Data block:
****
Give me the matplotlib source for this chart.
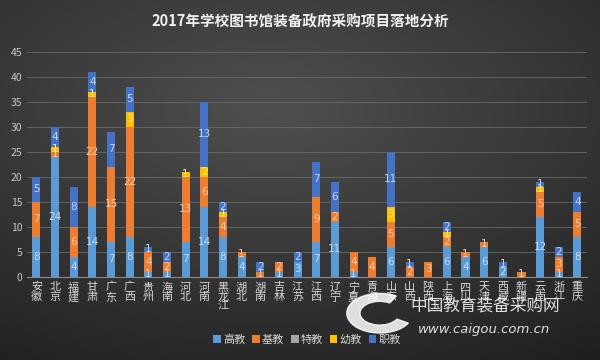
import numpy as np
import matplotlib.pyplot as plt
from matplotlib.patches import Wedge

plt.rcParams['font.family'] = ['Noto Sans CJK SC', 'DejaVu Sans']

# Data
provinces = ['安徽', '北京', '福建', '甘肃', '广东', '广西', '贵州', '海南', '河北', '河南',
             '黑龙江', '湖北', '湖南', '吉林', '江苏', '江西', '辽宁', '宁夏', '青海', '山东',
             '山西', '陕西', '上海', '四川', '天津', '西藏', '新疆', '云南', '浙江', '重庆']
gaojiao = [8, 24, 4, 14, 7, 8, 1, 1, 7, 14, 8, 4, 0, 1, 3, 7, 11, 1, 0, 6, 0, 0, 6, 4, 6, 2, 0, 12, 1, 8]
jijiao = [7, 1, 6, 22, 15, 22, 4, 2, 13, 6, 4, 1, 1, 2, 0, 9, 2, 4, 4, 5, 2, 3, 2, 1, 1, 0, 1, 5, 3, 5]
tejiao = [0] * 30
youjiao = [0, 1, 0, 1, 0, 3, 0, 0, 1, 2, 1, 0, 0, 0, 0, 0, 0, 0, 0, 3, 0, 0, 1, 0, 0, 0, 0, 1, 0, 0]
zhijiao = [5, 4, 8, 4, 7, 5, 1, 2, 0, 13, 2, 0, 2, 0, 2, 7, 6, 0, 0, 11, 1, 0, 2, 0, 0, 1, 0, 1, 2, 4]

series = [('高教', gaojiao, '#5B9BD5', '#C5DDF2'),
          ('基教', jijiao, '#ED7D31', '#F8CDAF'),
          ('特教', tejiao, '#A5A5A5', '#DDDDDD'),
          ('幼教', youjiao, '#FFC000', '#FFE699'),
          ('职教', zhijiao, '#4472C4', '#C9D6F0')]

fig = plt.figure(figsize=(6, 3.6), dpi=100)

# dark gradient background
bg = fig.add_axes([0, 0, 1, 1], zorder=-10)
yy, xx = np.mgrid[0:1:360j, 0:1:600j]
r = np.sqrt(((xx - 0.45) / 1.0) ** 2 + ((yy - 0.3) / 0.9) ** 2)
shade = np.clip(0.31 - 0.2 * r, 0.11, 0.31)
bg.imshow(np.dstack([shade] * 3), aspect='auto', extent=[0, 1, 0, 1])
bg.axis('off')

ax = fig.add_axes([0.045, 0.2314, 0.933, 0.625])
ax.set_facecolor('none')
x = np.arange(len(provinces))
bottom = np.zeros(len(provinces))
for name, vals, color, lc in series:
    vals = np.array(vals)
    ax.bar(x, vals, width=0.43, bottom=bottom, color=color, label=name, zorder=3)
    for xi, v, b in zip(x, vals, bottom):
        if v > 0:
            ax.text(xi, b + v / 2, str(v), ha='center', va='center',
                    fontsize=7.5, color=lc, zorder=4, family='DejaVu Sans')
    bottom += vals

ax.set_xlim(-0.5, len(provinces) - 0.5)
ax.set_ylim(0, 45)
ax.set_yticks(range(0, 46, 5))
ax.yaxis.grid(True, color='#6a6a6a', linewidth=0.6, zorder=0)
for s in ['top', 'right', 'left']:
    ax.spines[s].set_visible(False)
ax.spines['bottom'].set_color('#8a8a8a')
ax.tick_params(axis='both', length=0, colors='#c8c8c8', labelsize=7.5)
ax.set_xticks(x)
ax.set_xticklabels(['\n'.join(p) for p in provinces], fontsize=8,
                   color='#d8d8d8', linespacing=0.95, va='top')
ax.tick_params(axis='x', pad=4)

fig.text(0.5, 0.94, '2017年学校图书馆装备政府采购项目落地分析', ha='center', va='center',
         fontsize=10.5, fontweight='bold', color='#f0f0f0')

leg = ax.legend(loc='center', bbox_to_anchor=(0.5, -0.28), ncol=5, frameon=False,
                fontsize=8, handlelength=0.7, handleheight=0.7, handletextpad=0.2,
                columnspacing=0.6)
for t in leg.get_texts():
    t.set_color('#d8d8d8')

# watermark
ring = Wedge((0.633, 0.13), 0.055, 60, 330, width=0.022, transform=fig.transFigure,
             color='white', alpha=0.85, zorder=5)
fig.add_artist(ring)
fig.text(0.808, 0.147, '中国教育装备采购网', ha='center', va='center', fontsize=12,
         color='white', alpha=0.85)
fig.text(0.807, 0.086, 'www.caigou.com.cn', ha='center', va='center', fontsize=9.5,
         color='white', alpha=0.85, style='italic', family='DejaVu Sans')

fig.savefig('out.png', dpi=100)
****
Problem description:
Locate all lines in the listing above with the word "matplotlib" and copy them.

Right answer:
Give me the matplotlib source for this chart.
import matplotlib.pyplot as plt
from matplotlib.patches import Wedge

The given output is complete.